* PROBLEM DESCRIPTION
In your copy, leave out the pictures; write out all the data exactly.

* DATA EXTRACT
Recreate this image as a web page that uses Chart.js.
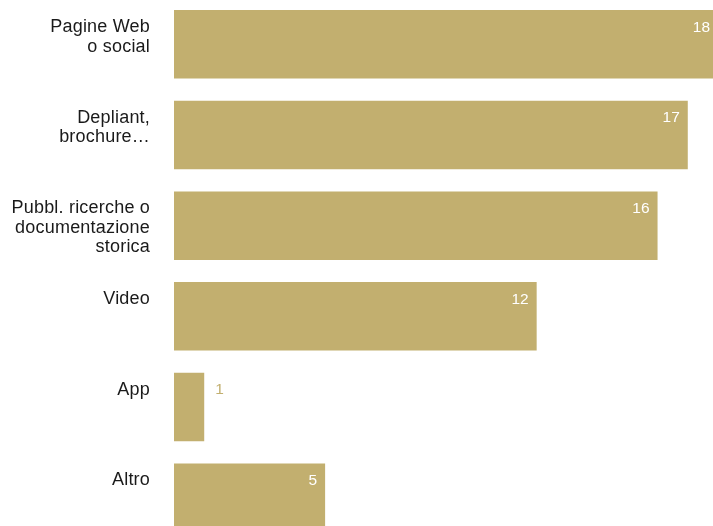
<!DOCTYPE html>
<html>
<head>
<meta charset="utf-8">
<script src="https://cdn.jsdelivr.net/npm/chart.js@4"></script>
<style>
  html, body { margin: 0; padding: 0; background: #fff; overflow: hidden; }
  body { width: 713px; height: 526px; position: relative; }
  #chart { position: absolute; left: 0; top: -1px; }
</style>
</head>
<body>
<canvas id="chart" width="718" height="544"></canvas>
<script>
// ── Data ────────────────────────────────────────────────────────────────────
const categories = [
  ["Pagine Web", "o social"],
  ["Depliant,", "brochure…"],
  ["Pubbl. ricerche o", "documentazione", "storica"],
  ["Video"],
  ["App"],
  ["Altro"],
];
const values = [18, 17, 16, 12, 1, 5];

// ── Style ───────────────────────────────────────────────────────────────────
const BAR_COLOR = "#c2af6f";
const FONT = '"Liberation Sans", Arial, Helvetica, sans-serif';

// Category labels sit to the left of each bar, right-aligned and
// lined up with the bar's top edge rather than its centre.
const sideLabels = {
  id: "sideLabels",
  afterDatasetsDraw(chart) {
    const ctx = chart.ctx;
    const bars = chart.getDatasetMeta(0).data;
    ctx.save();
    ctx.font = `18px ${FONT}`;
    ctx.letterSpacing = "0.2px";
    ctx.fillStyle = "#1a1a1a";
    ctx.textAlign = "right";
    ctx.textBaseline = "alphabetic";
    bars.forEach((bar, i) => {
      const top = bar.y - bar.height / 2;
      categories[i].forEach((line, j) => {
        ctx.fillText(line, 150, top + 22 + j * 19.5);
      });
    });
    ctx.restore();
  },
};

// Value labels: inside the bar end in white, or just past it when the bar is too short.
const valueLabels = {
  id: "valueLabels",
  afterDatasetsDraw(chart) {
    const ctx = chart.ctx;
    const bars = chart.getDatasetMeta(0).data;
    ctx.save();
    ctx.font = `15.5px ${FONT}`;
    ctx.textBaseline = "alphabetic";
    bars.forEach((bar, i) => {
      const text = String(values[i]);
      const top = bar.y - bar.height / 2;
      if (bar.x - bar.base > 40) {
        ctx.fillStyle = "#ffffff";
        ctx.textAlign = "right";
        ctx.fillText(text, bar.x - 8, top + 21.5);
      } else {
        ctx.fillStyle = BAR_COLOR;
        ctx.textAlign = "left";
        ctx.fillText(text, bar.x + 11, top + 21.5);
      }
    });
    ctx.restore();
  },
};

new Chart(document.getElementById("chart"), {
  type: "bar",
  data: {
    labels: categories,
    datasets: [{
      data: values,
      backgroundColor: BAR_COLOR,
      borderWidth: 0,
      barPercentage: 0.756,
      categoryPercentage: 1,
    }],
  },
  options: {
    indexAxis: "y",
    responsive: false,
    animation: false,
    layout: { padding: { left: 174, right: 0, top: 0, bottom: 0 } },
    scales: {
      x: { display: false, min: 0, max: 18 },
      y: { display: false },
    },
    plugins: {
      legend: { display: false },
      tooltip: { enabled: false },
    },
  },
  plugins: [sideLabels, valueLabels],
});
</script>
</body>
</html>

* EXPECTED ANSWER
Recreate this image as a web page that uses Chart.js.
<!DOCTYPE html>
<html>
<head>
<meta charset="utf-8">
<script src="https://cdn.jsdelivr.net/npm/chart.js@4"></script>
<style>
  html, body { margin: 0; padding: 0; background: #fff; overflow: hidden; }
  body { width: 713px; height: 526px; position: relative; }
  #chart { position: absolute; left: 0; top: -1px; }
</style>
</head>
<body>
<canvas id="chart" width="718" height="544"></canvas>
<script>
// ── Data ────────────────────────────────────────────────────────────────────
const categories = [
  ["Pagine Web", "o social"],
  ["Depliant,", "brochure…"],
  ["Pubbl. ricerche o", "documentazione", "storica"],
  ["Video"],
  ["App"],
  ["Altro"],
];
const values = [18, 17, 16, 12, 1, 5];

// ── Style ───────────────────────────────────────────────────────────────────
const BAR_COLOR = "#c2af6f";
const FONT = '"Liberation Sans", Arial, Helvetica, sans-serif';

// Category labels sit to the left of each bar, right-aligned and
// lined up with the bar's top edge rather than its centre.
const sideLabels = {
  id: "sideLabels",
  afterDatasetsDraw(chart) {
    const ctx = chart.ctx;
    const bars = chart.getDatasetMeta(0).data;
    ctx.save();
    ctx.font = `18px ${FONT}`;
    ctx.letterSpacing = "0.2px";
    ctx.fillStyle = "#1a1a1a";
    ctx.textAlign = "right";
    ctx.textBaseline = "alphabetic";
    bars.forEach((bar, i) => {
      const top = bar.y - bar.height / 2;
      categories[i].forEach((line, j) => {
        ctx.fillText(line, 150, top + 22 + j * 19.5);
      });
    });
    ctx.restore();
  },
};

// Value labels: inside the bar end in white, or just past it when the bar is too short.
const valueLabels = {
  id: "valueLabels",
  afterDatasetsDraw(chart) {
    const ctx = chart.ctx;
    const bars = chart.getDatasetMeta(0).data;
    ctx.save();
    ctx.font = `15.5px ${FONT}`;
    ctx.textBaseline = "alphabetic";
    bars.forEach((bar, i) => {
      const text = String(values[i]);
      const top = bar.y - bar.height / 2;
      if (bar.x - bar.base > 40) {
        ctx.fillStyle = "#ffffff";
        ctx.textAlign = "right";
        ctx.fillText(text, bar.x - 8, top + 21.5);
      } else {
        ctx.fillStyle = BAR_COLOR;
        ctx.textAlign = "left";
        ctx.fillText(text, bar.x + 11, top + 21.5);
      }
    });
    ctx.restore();
  },
};

new Chart(document.getElementById("chart"), {
  type: "bar",
  data: {
    labels: categories,
    datasets: [{
      data: values,
      backgroundColor: BAR_COLOR,
      borderWidth: 0,
      barPercentage: 0.756,
      categoryPercentage: 1,
    }],
  },
  options: {
    indexAxis: "y",
    responsive: false,
    animation: false,
    layout: { padding: { left: 174, right: 0, top: 0, bottom: 0 } },
    scales: {
      x: { display: false, min: 0, max: 18 },
      y: { display: false },
    },
    plugins: {
      legend: { display: false },
      tooltip: { enabled: false },
    },
  },
  plugins: [sideLabels, valueLabels],
});
</script>
</body>
</html>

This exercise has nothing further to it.